Au milieu de la cour, un message en néon bleu accroché au mur d'une façade interpelle le visiteur: "Siamo con voi nella notte" ("Nous sommes avec vous dans la nuit"), un slogan né à Florence et utilisé dans l'Italie des années 1970 en soutien aux prisonniers politiques.
Allumé 24H/24, il peut être vu depuis les cellules, "une manière de montrer aux femmes ici qu'elles ne sont pas seules", explique un agent pénitentiaire encadrant la visite.
- "Morceaux de vie" -
On est ensuite happé par un puissant court-métrage en noir et blanc, tourné sur place par l'Italien Marco Perego. Dans un plan-séquence de 15 minutes, l'actrice Zoé Saldaña (Avatar) et des détenues jouant leur propre rôle racontent la dernière journée en captivité d'une femme dans la prison.

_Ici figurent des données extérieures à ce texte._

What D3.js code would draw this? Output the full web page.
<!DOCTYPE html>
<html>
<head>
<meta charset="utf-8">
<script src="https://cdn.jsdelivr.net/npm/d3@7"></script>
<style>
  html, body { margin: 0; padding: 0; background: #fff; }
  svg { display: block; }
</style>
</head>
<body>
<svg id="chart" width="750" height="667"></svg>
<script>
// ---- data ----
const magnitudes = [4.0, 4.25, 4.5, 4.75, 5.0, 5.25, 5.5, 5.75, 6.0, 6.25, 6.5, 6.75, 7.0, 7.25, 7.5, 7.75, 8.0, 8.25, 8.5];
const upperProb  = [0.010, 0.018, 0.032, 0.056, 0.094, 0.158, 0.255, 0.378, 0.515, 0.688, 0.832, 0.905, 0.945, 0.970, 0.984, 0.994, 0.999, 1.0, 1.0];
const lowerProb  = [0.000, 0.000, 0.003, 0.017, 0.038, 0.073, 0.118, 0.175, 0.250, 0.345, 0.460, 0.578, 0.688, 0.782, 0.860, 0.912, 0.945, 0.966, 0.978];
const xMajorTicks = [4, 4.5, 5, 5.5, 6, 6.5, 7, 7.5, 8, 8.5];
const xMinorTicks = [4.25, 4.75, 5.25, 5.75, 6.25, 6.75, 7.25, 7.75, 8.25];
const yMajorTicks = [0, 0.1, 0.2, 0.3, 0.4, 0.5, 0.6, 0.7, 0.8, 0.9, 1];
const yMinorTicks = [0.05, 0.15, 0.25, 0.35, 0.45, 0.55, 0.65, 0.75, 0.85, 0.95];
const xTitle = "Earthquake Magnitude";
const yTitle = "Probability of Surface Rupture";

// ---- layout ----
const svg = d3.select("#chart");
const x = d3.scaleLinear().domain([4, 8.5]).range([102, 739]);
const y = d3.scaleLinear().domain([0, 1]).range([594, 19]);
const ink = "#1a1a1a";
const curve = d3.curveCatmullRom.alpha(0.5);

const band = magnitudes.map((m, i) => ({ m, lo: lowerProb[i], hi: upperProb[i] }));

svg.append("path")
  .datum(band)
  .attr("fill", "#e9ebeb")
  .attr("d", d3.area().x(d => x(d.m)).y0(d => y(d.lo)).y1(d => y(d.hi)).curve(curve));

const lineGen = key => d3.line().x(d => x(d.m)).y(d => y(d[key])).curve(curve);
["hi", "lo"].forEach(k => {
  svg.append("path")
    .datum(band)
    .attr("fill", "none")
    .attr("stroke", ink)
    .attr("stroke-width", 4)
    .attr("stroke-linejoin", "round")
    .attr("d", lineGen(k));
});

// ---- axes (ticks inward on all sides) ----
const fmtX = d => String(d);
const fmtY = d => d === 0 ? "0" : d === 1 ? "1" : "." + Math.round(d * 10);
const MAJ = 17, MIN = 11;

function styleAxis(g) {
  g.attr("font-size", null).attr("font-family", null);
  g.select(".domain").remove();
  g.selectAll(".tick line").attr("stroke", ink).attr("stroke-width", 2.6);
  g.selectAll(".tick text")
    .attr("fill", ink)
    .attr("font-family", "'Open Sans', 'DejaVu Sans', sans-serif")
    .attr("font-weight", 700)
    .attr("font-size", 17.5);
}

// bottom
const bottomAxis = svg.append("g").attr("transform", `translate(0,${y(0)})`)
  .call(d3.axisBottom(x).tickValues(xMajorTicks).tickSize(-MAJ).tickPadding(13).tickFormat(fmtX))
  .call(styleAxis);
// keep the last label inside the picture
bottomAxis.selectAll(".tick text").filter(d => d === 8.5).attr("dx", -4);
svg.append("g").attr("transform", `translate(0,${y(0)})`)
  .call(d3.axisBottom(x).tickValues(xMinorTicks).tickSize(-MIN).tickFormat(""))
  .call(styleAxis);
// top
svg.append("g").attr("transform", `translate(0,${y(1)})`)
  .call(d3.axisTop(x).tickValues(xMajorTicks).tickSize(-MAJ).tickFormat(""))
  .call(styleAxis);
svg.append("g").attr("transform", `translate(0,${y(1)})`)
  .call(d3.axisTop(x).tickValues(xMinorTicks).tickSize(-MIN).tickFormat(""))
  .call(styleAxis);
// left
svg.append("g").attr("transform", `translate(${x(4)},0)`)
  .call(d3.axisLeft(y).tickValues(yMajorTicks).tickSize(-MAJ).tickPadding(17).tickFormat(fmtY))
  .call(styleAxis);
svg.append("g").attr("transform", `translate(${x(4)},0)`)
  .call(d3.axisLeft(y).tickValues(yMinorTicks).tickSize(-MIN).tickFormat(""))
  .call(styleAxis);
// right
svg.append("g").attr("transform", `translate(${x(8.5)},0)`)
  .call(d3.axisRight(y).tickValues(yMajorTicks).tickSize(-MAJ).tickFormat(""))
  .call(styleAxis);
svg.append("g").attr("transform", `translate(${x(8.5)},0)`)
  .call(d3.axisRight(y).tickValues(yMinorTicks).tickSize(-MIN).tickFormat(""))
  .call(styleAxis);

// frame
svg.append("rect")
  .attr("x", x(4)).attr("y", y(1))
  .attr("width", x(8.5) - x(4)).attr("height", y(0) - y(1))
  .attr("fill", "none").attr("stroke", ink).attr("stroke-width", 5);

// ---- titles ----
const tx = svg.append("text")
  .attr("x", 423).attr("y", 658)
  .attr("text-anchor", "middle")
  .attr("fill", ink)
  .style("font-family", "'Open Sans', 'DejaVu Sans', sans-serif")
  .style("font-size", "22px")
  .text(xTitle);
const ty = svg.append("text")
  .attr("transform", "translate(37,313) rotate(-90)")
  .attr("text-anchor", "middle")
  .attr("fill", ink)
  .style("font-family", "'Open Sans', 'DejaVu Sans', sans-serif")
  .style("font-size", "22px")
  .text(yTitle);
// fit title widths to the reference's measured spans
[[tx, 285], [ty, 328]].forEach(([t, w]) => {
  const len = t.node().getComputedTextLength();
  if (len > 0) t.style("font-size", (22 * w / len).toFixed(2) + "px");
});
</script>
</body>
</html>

Dans une autre salle, l'artiste française Claire Tabouret a peint les détenues et leurs proches à partir de photos familiales.
"Elle a recueilli des morceaux d'histoires intimes, de vie. Ici, il y a mon fils", glisse Marcella en montrant l'un des portraits.
"Il ne s'agissait pas de transformer la prison en un lieu d'exposition banal, mais d'impliquer les artistes dans un travail artistique et relationnel avec les détenues", relève Bruno Racine.
Sous les plafonds d'une chapelle déconsacrée d'où pendent de longs amas de tissu multicolores, Marcella conclut la visite en déclamant, émue, un poème qu'elle a écrit.
Sensible à l'univers carcéral et à la cause des marginalisés, le pape François visitera l'exposition en personne dimanche matin lors de sa visite à Venise.
"Nous avons hâte de le voir. Tout ce projet est un message d'espoir", résume Marcella.